To provide context for part of the necessary increase, Rodriguez said the cost of hauling away sludge is set to go up 155.56%- - from 18 cents per gallon to 46 cents per a gallon. He said the sludge gets disposed of in a Lowell facility. He mentioned there is a backup option in Montague but that facility’s requirements for the sludge — contains water, dissolved organic and inorganic materials and suspended solids — is not feasible for Orange.
But resident Ann Reed said she is not satisfied with the stated reason for the rates going up “so dramatically in this sort of haste.”
“I believe that an explanation that the hauling, the sludge hauling, has gone up astronomically just suddenly – the threat of it, anyway – I don’t believe that that’s sufficient,” she said. “I haven’t heard anything to the effect that they have tried to renegotiate the contract or find other haulers.

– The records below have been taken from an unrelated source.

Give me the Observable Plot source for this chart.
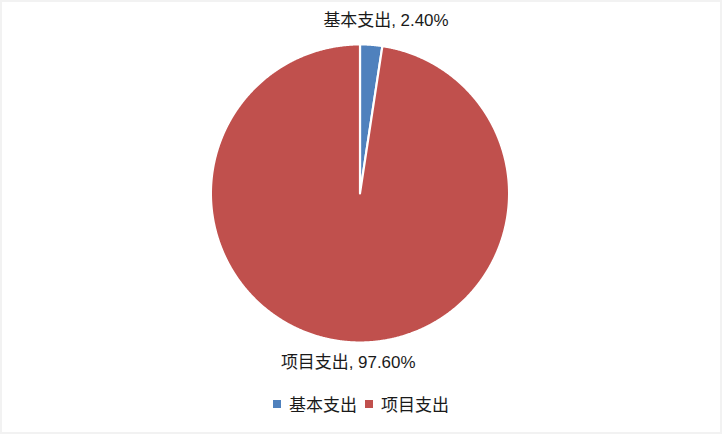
<!DOCTYPE html>
<html>
<head>
<meta charset="utf-8">
<script src="https://cdn.jsdelivr.net/npm/d3@7"></script>
<script src="https://cdn.jsdelivr.net/npm/@observablehq/plot@0.6"></script>
<style>
  html, body { margin: 0; padding: 0; background: #f2f2f2; }
  #frame { position: absolute; left: 2px; top: 2px; width: 718px; height: 430px; background: #fff; overflow: hidden; }
  #chart { position: absolute; left: -2px; top: -2px; }
  #legend { position: absolute; left: -2px; top: 389px; width: 722px; text-align: center; font-family: "Liberation Sans", "Noto Sans CJK SC", sans-serif; font-size: 17px; color: #1a1a1a; }
  .item { display: inline-flex; align-items: center; margin: 0 4px; }
  .sw { width: 8px; height: 8px; display: inline-block; margin-right: 8px; }
</style>
</head>
<body>
<div id="frame">
  <div id="chart"></div>
  <div id="legend"></div>
</div>
<script>
const categories = ["基本支出", "项目支出"];
const shares = [2.40, 97.60];
const labels = ["基本支出, 2.40%", "项目支出, 97.60%"];
const colors = ["#4F81BD", "#C0504D"];

const arcs = d3.pie().sort(null).value(d => d)(shares);

// polygon vertices on the unit circle (angles clockwise from 12 o'clock)
const pts = [];
arcs.forEach((a, i) => {
  const n = Math.max(4, Math.ceil((a.endAngle - a.startAngle) / 0.005));
  pts.push({cat: categories[i], x: 0, y: 0});
  for (let k = 0; k <= n; k++) {
    const t = a.startAngle + (a.endAngle - a.startAngle) * k / n;
    pts.push({cat: categories[i], x: Math.sin(t), y: Math.cos(t)});
  }
  pts.push({cat: categories[i], x: 0, y: 0});
});

// label anchors: small slice label outside its mid-angle; large slice label opposite it (below the pie)
const smallMid = (arcs[0].startAngle + arcs[0].endAngle) / 2;
const labelRadius = [1.16, 1.14];
const labelDx = [13, 1];
const labelData = [
  {label: labels[0], x: Math.sin(smallMid) * labelRadius[0], y: Math.cos(smallMid) * labelRadius[0]},
  {label: labels[1], x: -Math.sin(smallMid) * labelRadius[1], y: -Math.cos(smallMid) * labelRadius[1]}
];

const cx = 360.5, cy = 193.5, R = 149.5;

const plot = Plot.plot({
  width: 722,
  height: 385,
  margin: 0,
  x: {domain: [-1, 1], range: [cx - R, cx + R], axis: null},
  y: {domain: [-1, 1], range: [cy + R, cy - R], axis: null},
  color: {domain: categories, range: colors},
  style: {background: "transparent", overflow: "visible"},
  marks: [
    Plot.line(pts, {x: "x", y: "y", z: "cat", fill: "cat", stroke: "#fff", strokeWidth: 2.2, strokeLinejoin: "round", curve: "linear"}),
    Plot.text(labelData.slice(0, 1), {x: "x", y: "y", text: "label", dx: labelDx[0], fontSize: 17, fill: "#1a1a1a",
      fontFamily: "Liberation Sans, Noto Sans CJK SC, sans-serif"}),
    Plot.text(labelData.slice(1), {x: "x", y: "y", text: "label", dx: labelDx[1], fontSize: 17, fill: "#1a1a1a",
      fontFamily: "Liberation Sans, Noto Sans CJK SC, sans-serif"})
  ]
});
document.getElementById("chart").appendChild(plot);

const legend = document.getElementById("legend");
categories.forEach((c, i) => {
  const it = document.createElement("span");
  it.className = "item";
  const sw = document.createElement("span");
  sw.className = "sw";
  sw.style.background = colors[i];
  it.appendChild(sw);
  it.appendChild(document.createTextNode(c));
  legend.appendChild(it);
});
</script>
</body>
</html>
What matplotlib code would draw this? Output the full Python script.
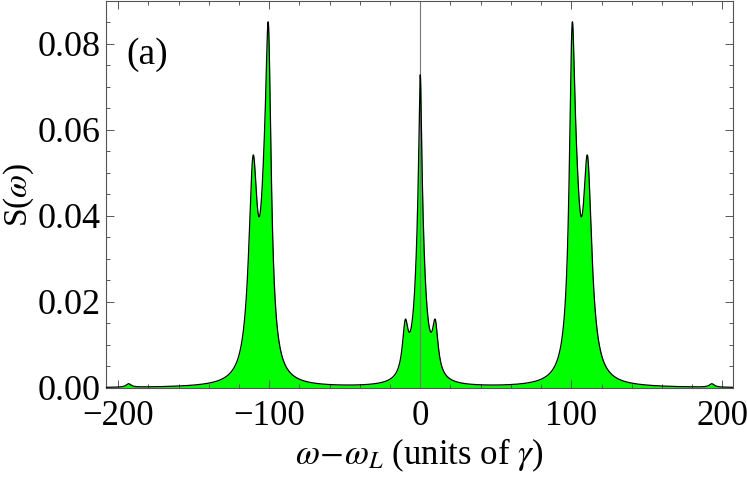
import matplotlib
matplotlib.use("Agg")
import matplotlib.pyplot as plt
import numpy as np
from matplotlib.ticker import MultipleLocator, FormatStrFormatter

# Lorentzian components of the spectrum
peak_centers = [-193.0, -110.70, -103.20, -100.49, -9.93, 0.0, 0.0, 9.93, 100.49, 103.20, 110.70, 193.0]
peak_heights = [0.0008, 0.04649, 0.02406, 0.06439, 0.01091, 0.03072, 0.04086, 0.01091, 0.06439, 0.02406,
                0.04649, 0.0008]
peak_widths = [2.0, 3.466, 3.609, 2.234, 2.233, 1.05, 3.424, 2.233, 2.234, 3.609, 3.466, 2.0]

x_ticks = [-200, -100, 0, 100, 200]
y_ticks = [0.00, 0.02, 0.04, 0.06, 0.08]


def spectrum(w):
    s = np.zeros_like(w)
    for c, a, g in zip(peak_centers, peak_heights, peak_widths):
        s += a * g**2 / ((w - c) ** 2 + g**2)
    return s


def main() -> None:
    plt.rcParams["font.family"] = ["Liberation Serif", "DejaVu Serif"]
    plt.rcParams["mathtext.fontset"] = "stix"

    fig = plt.figure(figsize=(7.47, 4.80), dpi=100)
    ax = fig.add_axes([0.1419, 0.1917, 0.8394, 0.8063])

    w = np.linspace(-208, 207, 8000)
    s = spectrum(w)
    ax.fill_between(w, 0, s, color="#00ff00", lw=0, zorder=1)
    ax.plot(w, s, color="black", lw=0.9, zorder=3)
    ax.axvline(0, color="#777777", lw=0.8, zorder=2)

    ax.set_xlim(-208, 207)
    ax.set_ylim(0, 0.09)
    ax.set_xticks(x_ticks)
    ax.set_yticks(y_ticks)
    ax.xaxis.set_minor_locator(MultipleLocator(20))
    ax.yaxis.set_minor_locator(MultipleLocator(0.005))
    ax.yaxis.set_major_formatter(FormatStrFormatter("%.2f"))
    ax.tick_params(which="both", direction="in", top=True, right=True, color="#555555", width=0.7)
    ax.tick_params(which="major", length=5.5)
    ax.tick_params(which="minor", length=3)
    ax.tick_params(axis="x", which="major", pad=9, labelsize=25)
    ax.tick_params(axis="y", which="major", pad=4, labelsize=26)
    for sp in ax.spines.values():
        sp.set_color("#555555")
        sp.set_linewidth(0.8)

    ax.set_xlabel(r"$\omega\!-\!\omega_L$ (units of $\gamma$)", fontsize=25, labelpad=2)
    fig.text(19 / 747, 1 - 195 / 480, r"S($\omega$)", rotation=90, fontsize=24, ha="center", va="center")
    ax.text(0.033, 0.86, "(a)", transform=ax.transAxes, fontsize=27, ha="left", va="center")

    fig.savefig("out.png", dpi=100)


if __name__ == "__main__":
    main()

It’s just a little bit weak, to me, that this big financial problem has befallen the department and the go-to is, ‘Well, let’s just charge more of the taxpayers.’”
Bartlett said she has followed the town’s wastewater situation for a while and called it “a freight train out of control.” She also cited a state statute she believes prohibits a selectboard from serving as a municipality’s sewer commission, though others refuted her interpretation of the law. Town Clerk Nancy Blackmer said she believes the current arrangement is legal because it is not the Selectboard governing the wastewater department but rather the Selectboard members serving dual roles as Sewer Commissioners.